I George Floyd torturati e uccisi in Siria e ritratti in condizioni disumane da Caesar sono migliaia ma ci sono voluti sette anni perché entrasse in vigore il Caesar Act. Tantissime famiglie che non avevano più notizie dei loro cari li hanno ritrovati in quelle fotografie. Furono esposte al Palazzo di Vetro dell’ONU, al Museo dell’Olocausto di Washington, al Parlamento Europeo. Ma per sette anni nessuna conseguenza politica, legislativa.
Quelle foto grazie a un gruppetto molto approssimativo sono state esposte anche in Italia. Quando capimmo che nulla accadeva , tra il finire del 2015 e l’inizio del 2016, decidemmo. A ottobre l’esposizione di una selezione di quelle fotografie ebbe luogo a Roma. Le portai a stampare la mattina della presentazione, in una tipografia sotto la sede della FNSI: ancora ricordo lo sguardo sconvolto dell’impiegato del centro di sviluppo e stampa che le stampò. Ma ci vollero mesi per trovare la sede dove esporle. Non alla Camera né al Senato. Non risultò possibile. Così tassandoci riuscimmo a portarle al Maxxi. Chi? La Federazione Nazionale della Stampa Italiana, l’Unione delle Università del Mediterraneo, Amnesty International Italia, La Federazione degli Organismi Cristiani di Volontari, Focsiv. Anche altri ci aiutarono molto. L’allora presidente della Commissione Bicamerale per i Diritti Umani, il senatore Luigi Manconi ci fu accanto dall’inizio, per tutto quel che gli fu possibile. Come il fondatore della Comunità di Sant’Egidio, professor Andrea Riccardi. Non notato dalla politica italiana venne a Roma appositamente per l’apertura della mostra l’ambasciatore at large dell’amministrazione Obama per i diritti umani.
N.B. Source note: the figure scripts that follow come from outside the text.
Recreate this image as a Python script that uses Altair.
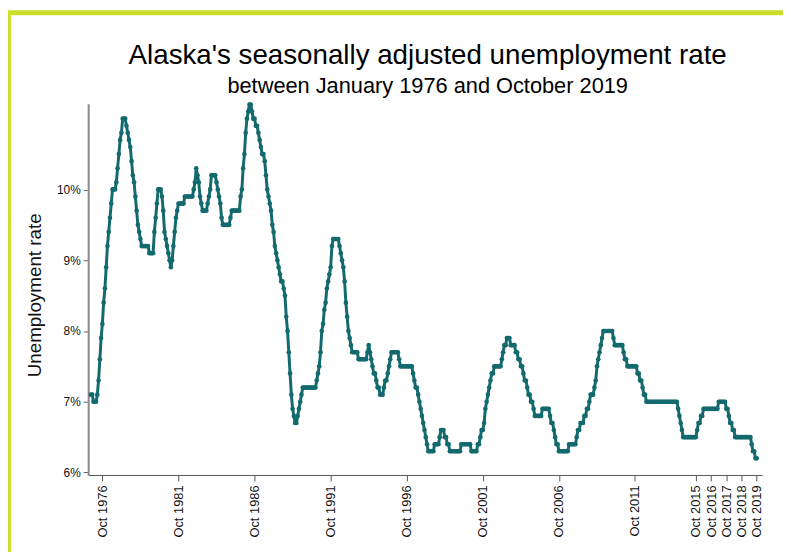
import altair as alt
import pandas as pd

# Alaska seasonally adjusted unemployment rate (%), monthly, Jan 1976 - Oct 2019
rates_by_year = {
    1976: [7.1, 7.1, 7.0, 7.0, 7.0, 7.1, 7.3, 7.6, 7.9, 8.1, 8.4, 8.6],
    1977: [8.9, 9.2, 9.4, 9.6, 9.8, 10.0, 10.0, 10.0, 10.1, 10.3, 10.5, 10.7],
    1978: [10.8, 11.0, 11.0, 11.0, 10.9, 10.8, 10.7, 10.6, 10.4, 10.2, 10.1, 9.9],
    1979: [9.7, 9.5, 9.4, 9.3, 9.2, 9.2, 9.2, 9.2, 9.2, 9.2, 9.1, 9.1],
    1980: [9.1, 9.1, 9.4, 9.6, 9.8, 10.0, 10.0, 10.0, 9.9, 9.7, 9.4, 9.3],
    1981: [9.2, 9.1, 9.0, 8.9, 9.0, 9.2, 9.4, 9.6, 9.7, 9.8, 9.8, 9.8],
    1982: [9.8, 9.8, 9.9, 9.9, 9.9, 9.9, 9.9, 9.9, 9.9, 10.0, 10.1, 10.3],
    1983: [10.2, 10.1, 9.9, 9.8, 9.7, 9.7, 9.7, 9.7, 9.8, 9.9, 10.0, 10.2],
    1984: [10.2, 10.2, 10.2, 10.1, 10.0, 9.9, 9.8, 9.6, 9.5, 9.5, 9.5, 9.5],
    1985: [9.5, 9.5, 9.6, 9.7, 9.7, 9.7, 9.7, 9.7, 9.7, 9.7, 9.9, 10.0],
    1986: [10.3, 10.5, 10.8, 11.0, 11.1, 11.2, 11.2, 11.1, 11.0, 11.0, 10.9, 10.9],
    1987: [10.8, 10.7, 10.6, 10.5, 10.5, 10.4, 10.2, 10.0, 9.9, 9.8, 9.7, 9.5],
    1988: [9.4, 9.2, 9.1, 9.0, 8.9, 8.8, 8.7, 8.7, 8.6, 8.5, 8.2, 8.0],
    1989: [7.7, 7.4, 7.1, 6.9, 6.8, 6.7, 6.7, 6.8, 6.9, 7.0, 7.1, 7.2],
    1990: [7.2, 7.2, 7.2, 7.2, 7.2, 7.2, 7.2, 7.2, 7.2, 7.2, 7.3, 7.4],
    1991: [7.5, 7.7, 8.0, 8.1, 8.3, 8.4, 8.6, 8.7, 8.8, 8.9, 9.2, 9.3],
    1992: [9.3, 9.3, 9.3, 9.3, 9.2, 9.1, 9.0, 8.9, 8.7, 8.4, 8.2, 8.0],
    1993: [7.9, 7.8, 7.7, 7.7, 7.7, 7.7, 7.7, 7.6, 7.6, 7.6, 7.6, 7.6],
    1994: [7.6, 7.6, 7.7, 7.8, 7.7, 7.6, 7.5, 7.4, 7.4, 7.3, 7.2, 7.2],
    1995: [7.1, 7.1, 7.1, 7.2, 7.3, 7.3, 7.4, 7.5, 7.6, 7.7, 7.7, 7.7],
    1996: [7.7, 7.7, 7.7, 7.6, 7.5, 7.5, 7.5, 7.5, 7.5, 7.5, 7.5, 7.5],
    1997: [7.5, 7.5, 7.4, 7.3, 7.2, 7.2, 7.1, 7.0, 6.9, 6.8, 6.7, 6.6],
    1998: [6.5, 6.4, 6.3, 6.3, 6.3, 6.3, 6.3, 6.4, 6.4, 6.4, 6.4, 6.5],
    1999: [6.6, 6.6, 6.6, 6.5, 6.5, 6.4, 6.4, 6.3, 6.3, 6.3, 6.3, 6.3],
    2000: [6.3, 6.3, 6.3, 6.3, 6.4, 6.4, 6.4, 6.4, 6.4, 6.4, 6.4, 6.4],
    2001: [6.3, 6.3, 6.3, 6.3, 6.3, 6.4, 6.4, 6.5, 6.6, 6.6, 6.7, 6.9],
    2002: [7.0, 7.1, 7.2, 7.3, 7.4, 7.4, 7.5, 7.5, 7.5, 7.5, 7.5, 7.5],
    2003: [7.6, 7.7, 7.8, 7.8, 7.9, 7.9, 7.9, 7.8, 7.8, 7.8, 7.8, 7.7],
    2004: [7.7, 7.6, 7.6, 7.5, 7.5, 7.4, 7.3, 7.3, 7.2, 7.1, 7.1, 7.0],
    2005: [7.0, 6.9, 6.8, 6.8, 6.8, 6.8, 6.8, 6.8, 6.9, 6.9, 6.9, 6.9],
    2006: [6.9, 6.9, 6.8, 6.7, 6.7, 6.6, 6.5, 6.4, 6.4, 6.3, 6.3, 6.3],
    2007: [6.3, 6.3, 6.3, 6.3, 6.3, 6.4, 6.4, 6.4, 6.4, 6.4, 6.4, 6.5],
    2008: [6.6, 6.6, 6.7, 6.7, 6.7, 6.8, 6.8, 6.9, 6.9, 7.0, 7.1, 7.1],
    2009: [7.1, 7.2, 7.3, 7.5, 7.6, 7.7, 7.8, 7.9, 8.0, 8.0, 8.0, 8.0],
    2010: [8.0, 8.0, 8.0, 8.0, 7.9, 7.8, 7.8, 7.8, 7.8, 7.8, 7.8, 7.8],
    2011: [7.7, 7.6, 7.6, 7.5, 7.5, 7.5, 7.5, 7.5, 7.5, 7.5, 7.5, 7.4],
    2012: [7.4, 7.3, 7.3, 7.2, 7.1, 7.1, 7.0, 7.0, 7.0, 7.0, 7.0, 7.0],
    2013: [7.0, 7.0, 7.0, 7.0, 7.0, 7.0, 7.0, 7.0, 7.0, 7.0, 7.0, 7.0],
    2014: [7.0, 7.0, 7.0, 7.0, 7.0, 7.0, 7.0, 6.9, 6.8, 6.7, 6.6, 6.5],
    2015: [6.5, 6.5, 6.5, 6.5, 6.5, 6.5, 6.5, 6.5, 6.5, 6.5, 6.6, 6.7],
    2016: [6.7, 6.8, 6.8, 6.9, 6.9, 6.9, 6.9, 6.9, 6.9, 6.9, 6.9, 6.9],
    2017: [6.9, 6.9, 6.9, 7.0, 7.0, 7.0, 7.0, 7.0, 7.0, 6.9, 6.9, 6.8],
    2018: [6.7, 6.7, 6.6, 6.6, 6.5, 6.5, 6.5, 6.5, 6.5, 6.5, 6.5, 6.5],
    2019: [6.5, 6.5, 6.5, 6.5, 6.5, 6.4, 6.3, 6.3, 6.2, 6.2],
}

month_names = ["Jan", "Feb", "Mar", "Apr", "May", "Jun",
               "Jul", "Aug", "Sep", "Oct", "Nov", "Dec"]

tick_years = [1976, 1981, 1986, 1991, 1996, 2001, 2006, 2011,
              2015, 2016, 2017, 2018, 2019]
tick_month = 10  # October
y_ticks = [6, 7, 8, 9, 10]

title_text = "Alaska's seasonally adjusted unemployment rate"
subtitle_text = "between January 1976 and October 2019"
y_title = "Unemployment rate"

line_color = "#136a6e"
border_color = "#cddd2b"

rows = []
idx = 0
for yr, vals in rates_by_year.items():
    for m, v in enumerate(vals):
        rows.append({"idx": idx, "label": f"{month_names[m]} {yr}", "rate": v})
        idx += 1
df = pd.DataFrame(rows)

tick_vals = [(y - 1976) * 12 + (tick_month - 1) for y in tick_years]

font = "Liberation Sans"

x_enc = alt.X(
    "idx:Q",
    scale=alt.Scale(domain=[-2.2, 529.3], nice=False, zero=False),
    axis=alt.Axis(
        values=tick_vals,
        labelExpr="'Oct ' + (1976 + floor(datum.value / 12))",
        labelAngle=-90,
        title=None,
        grid=False,
        tickSize=6,
        labelPadding=4,
        labelFontSize=13,
        labelFont=font,
        labelColor="#111",
        domainColor="#555",
        tickColor="#555",
        domainWidth=1,
    ),
)
y_enc = alt.Y(
    "rate:Q",
    scale=alt.Scale(domain=[5.965, 11.21], nice=False, zero=False),
    axis=alt.Axis(
        values=y_ticks,
        labelExpr="datum.value + '%'",
        title=y_title,
        titleFont=font,
        titleFontSize=19,
        titleFontWeight="normal",
        titleColor="#111",
        titlePadding=12,
        titleY=295 - 102,
        grid=False,
        tickSize=5,
        labelPadding=3,
        labelFontSize=12,
        labelFont=font,
        labelColor="#111",
        domainColor="#8a8a8a",
        tickColor="#666",
        domainWidth=2,
    ),
)

line = alt.Chart(df).mark_line(
    color=line_color,
    strokeWidth=3,
    point=alt.OverlayMarkDef(filled=True, size=22, color=line_color, opacity=1),
).encode(x=x_enc, y=y_enc, tooltip=["label", "rate"])

blank = alt.Data(values=[{"a": 1}])
top_border = alt.Chart(blank).mark_rule(color=border_color, strokeWidth=5).encode(
    x=alt.value(-81), x2=alt.value(702), y=alt.value(-92)
)
left_border = alt.Chart(blank).mark_rule(color=border_color, strokeWidth=3).encode(
    x=alt.value(-79.5), y=alt.value(-94), y2=alt.value(460)
)
title_mark = alt.Chart(blank).mark_text(
    text=title_text, font=font, fontSize=28, color="#000",
    align="center", baseline="alphabetic",
).encode(x=alt.value(343), y=alt.value(-40))
subtitle_mark = alt.Chart(blank).mark_text(
    text=subtitle_text, font=font, fontSize=22, color="#000",
    align="center", baseline="alphabetic",
).encode(x=alt.value(343), y=alt.value(-11))

chart = alt.layer(top_border, left_border, title_mark, subtitle_mark, line).properties(
    width=681,
    height=375,
    background="white",
    autosize=alt.AutoSizeParams(type="none"),
    padding={"left": 81, "top": 94, "right": 21, "bottom": 75},
).configure_view(strokeWidth=0)

chart.save("out.html", embed_options={"renderer": "svg", "actions": False})
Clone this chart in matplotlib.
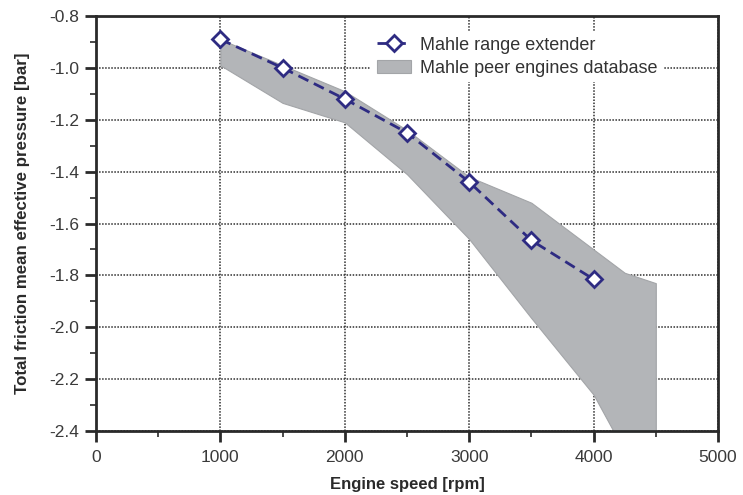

La politica ignorò l’iniziativa e l’evento, esclusi Luigi Manconi e gli onorevoli Fabrizio Cicchitto e Pierferdinando Casini. Qualcuno, molto simpaticamente, scrisse su un giornale a tiratura nazionale che eravamo pagati dal Qatar. E altri simpaticoni, questa volta di Forza Nuova, fecero irruzione al Maxxi.
Non è bello ricordare solo alcuni di tanti che non ci aiutarono, ritenendo che migliaia di torturati in Siria non meritassero attenzione. E’ bello ricordare chi decise di portare la mostra in Italia, sanando una ferita alla nostra coscienza antinazista. Dunque il professor Franco Rizzi di Unimed, il presidente della Focsiv Gianfranco Cattai, Giuseppe Giulietti e Raffaele Lorusso della FNSI, tutto il gruppo dirigente di Amnesty International e Riccardo Noury in particolare. Poi il Festival dei Diritti Umani la volle a Milano e tanti altri in varie città italiane. Eppure devo riconoscere che se Camera e Senato non ci avessero detto “no grazie” mi avrebbe piacere. Da italiano, sia chiaro.
Questo racconto aiuterà qualcuno a capire quanto prezioso sia stato per Assad il lavoro dell’ISIS e quanti danni abbiano prodotto a ciascuno di noi l’ideologia dello scontro di civiltà. Tanto che oggi non leggo articoli su cosa significhi per un popolo vedere migliaia di suoi figli trucidati in quel modo nelle segrete di Stato, leggo invece appelli strampalati per togliere sanzioni arrivate SOLTANTO SETTE ANNI DOPO e comunque mirate contro i principali aguzzini e le loro società, quasi tutte finalizzate a costruire piscine o campi da golf sulle fosse comuni siriane. Per cancellare per sempre la storia. Quel che non deve accadere.